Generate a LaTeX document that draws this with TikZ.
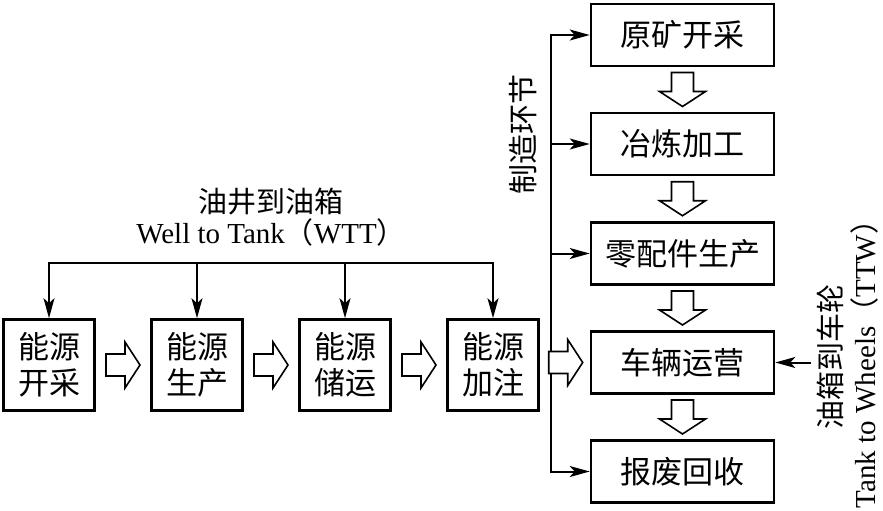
\documentclass[tikz,border=0pt]{standalone}
\usepackage{fontspec}
\setmainfont{Liberation Serif}
\newfontfamily\cjk{Noto Sans CJK SC}
\usetikzlibrary{arrows.meta,calc}
\tikzset{
  box/.style={draw,line width=2.6pt,inner sep=0pt,align=center,font=\cjk\fontsize{31}{36}\selectfont},
  sqbox/.style={box,minimum width=91pt,minimum height=91pt},
  widebox/.style={box,minimum width=183pt,minimum height=62pt},
  link/.style={line width=2pt,line cap=rect},
  feed/.style={link,-{Stealth[length=20pt,width=11pt,inset=5pt]}},
  hollow/.style={line width=1.6pt,line join=miter,fill=white},
  stagetext/.style={align=center,font=\fontsize{29}{31}\selectfont}
}
\newcommand{\hollowarrow}[2]{%
  \draw[hollow,shift={(#1)},rotate=#2] (-17,-11) -- (2,-11) -- (2,-23) -- (17,0) -- (2,23) -- (2,11) -- (-17,11) -- cycle;}

\begin{document}
\begin{tikzpicture}[x=1pt,y=-1pt]
\useasboundingbox (0,0) rectangle (883,511);

\node[sqbox] (b1) at (49,365) {能源\\开采};
\node[sqbox] (b2) at (197,365) {能源\\生产};
\node[sqbox] (b3) at (345,365) {能源\\储运};
\node[sqbox] (b4) at (493,365) {能源\\加注};

\node[widebox] (r1) at (682.5,35) {原矿开采};
\node[widebox] (r2) at (682.5,144) {冶炼加工};
\node[widebox] (r3) at (682.5,253.5) {零配件生产};
\node[widebox] (r4) at (682.5,362.5) {车辆运营};
\node[widebox] (r5) at (682.5,471.5) {报废回收};

\node[stagetext] (wtt) at (271,217) {{\cjk 油井到油箱}\\Well to Tank{\cjk （}WTT{\cjk ）}};
\node[rotate=90,font=\cjk\fontsize{30}{31}\selectfont] (mfg) at (523,134) {制造环节};
\node[stagetext,rotate=90,font=\fontsize{29}{34}\selectfont] (ttw) at (848,357) {{\cjk 油箱到车轮}\\Tank to Wheels{\cjk （}TTW{\cjk ）}};

\coordinate (bar) at (0,263);
\draw[link] (b1.north |- bar) -- (b4.north |- bar);
\foreach \b in {b1,b2,b3,b4}
  \draw[feed] (\b.north |- bar) -- (\b.north);

\coordinate (trunk) at (551,0);
\draw[link] (trunk |- r1.west) -- (trunk |- r5.west);
\foreach \r in {r1,r2,r3,r5}
  \draw[feed] (trunk |- \r.west) -- (\r.west);

\coordinate (ttwin) at (810,362.5);
\draw[feed] (ttwin) -- (r4.east);

\hollowarrow{$(b1.east)!.5!(b2.west)$}{0}
\hollowarrow{$(b2.east)!.5!(b3.west)$}{0}
\hollowarrow{$(b3.east)!.5!(b4.west)$}{0}
\hollowarrow{$(r4.west)+(-24,0)$}{0}
\hollowarrow{$(r1.south)!.5!(r2.north)$}{-90}
\hollowarrow{$(r2.south)!.5!(r3.north)$}{-90}
\hollowarrow{$(r3.south)!.5!(r4.north)$}{-90}
\hollowarrow{$(r4.south)!.5!(r5.north)$}{-90}
\end{tikzpicture}
\end{document}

◆ ◆ ◆ ◆ ◆ ◆ ◆

The listing above needs to be output again exactly. Don't include the pictures.

Written response:
Generate a LaTeX document that draws this with TikZ.
\documentclass[tikz,border=0pt]{standalone}
\usepackage{fontspec}
\setmainfont{Liberation Serif}
\newfontfamily\cjk{Noto Sans CJK SC}
\usetikzlibrary{arrows.meta,calc}
\tikzset{
  box/.style={draw,line width=2.6pt,inner sep=0pt,align=center,font=\cjk\fontsize{31}{36}\selectfont},
  sqbox/.style={box,minimum width=91pt,minimum height=91pt},
  widebox/.style={box,minimum width=183pt,minimum height=62pt},
  link/.style={line width=2pt,line cap=rect},
  feed/.style={link,-{Stealth[length=20pt,width=11pt,inset=5pt]}},
  hollow/.style={line width=1.6pt,line join=miter,fill=white},
  stagetext/.style={align=center,font=\fontsize{29}{31}\selectfont}
}
\newcommand{\hollowarrow}[2]{%
  \draw[hollow,shift={(#1)},rotate=#2] (-17,-11) -- (2,-11) -- (2,-23) -- (17,0) -- (2,23) -- (2,11) -- (-17,11) -- cycle;}

\begin{document}
\begin{tikzpicture}[x=1pt,y=-1pt]
\useasboundingbox (0,0) rectangle (883,511);

\node[sqbox] (b1) at (49,365) {能源\\开采};
\node[sqbox] (b2) at (197,365) {能源\\生产};
\node[sqbox] (b3) at (345,365) {能源\\储运};
\node[sqbox] (b4) at (493,365) {能源\\加注};

\node[widebox] (r1) at (682.5,35) {原矿开采};
\node[widebox] (r2) at (682.5,144) {冶炼加工};
\node[widebox] (r3) at (682.5,253.5) {零配件生产};
\node[widebox] (r4) at (682.5,362.5) {车辆运营};
\node[widebox] (r5) at (682.5,471.5) {报废回收};

\node[stagetext] (wtt) at (271,217) {{\cjk 油井到油箱}\\Well to Tank{\cjk （}WTT{\cjk ）}};
\node[rotate=90,font=\cjk\fontsize{30}{31}\selectfont] (mfg) at (523,134) {制造环节};
\node[stagetext,rotate=90,font=\fontsize{29}{34}\selectfont] (ttw) at (848,357) {{\cjk 油箱到车轮}\\Tank to Wheels{\cjk （}TTW{\cjk ）}};

\coordinate (bar) at (0,263);
\draw[link] (b1.north |- bar) -- (b4.north |- bar);
\foreach \b in {b1,b2,b3,b4}
  \draw[feed] (\b.north |- bar) -- (\b.north);

\coordinate (trunk) at (551,0);
\draw[link] (trunk |- r1.west) -- (trunk |- r5.west);
\foreach \r in {r1,r2,r3,r5}
  \draw[feed] (trunk |- \r.west) -- (\r.west);

\coordinate (ttwin) at (810,362.5);
\draw[feed] (ttwin) -- (r4.east);

\hollowarrow{$(b1.east)!.5!(b2.west)$}{0}
\hollowarrow{$(b2.east)!.5!(b3.west)$}{0}
\hollowarrow{$(b3.east)!.5!(b4.west)$}{0}
\hollowarrow{$(r4.west)+(-24,0)$}{0}
\hollowarrow{$(r1.south)!.5!(r2.north)$}{-90}
\hollowarrow{$(r2.south)!.5!(r3.north)$}{-90}
\hollowarrow{$(r3.south)!.5!(r4.north)$}{-90}
\hollowarrow{$(r4.south)!.5!(r5.north)$}{-90}
\end{tikzpicture}
\end{document}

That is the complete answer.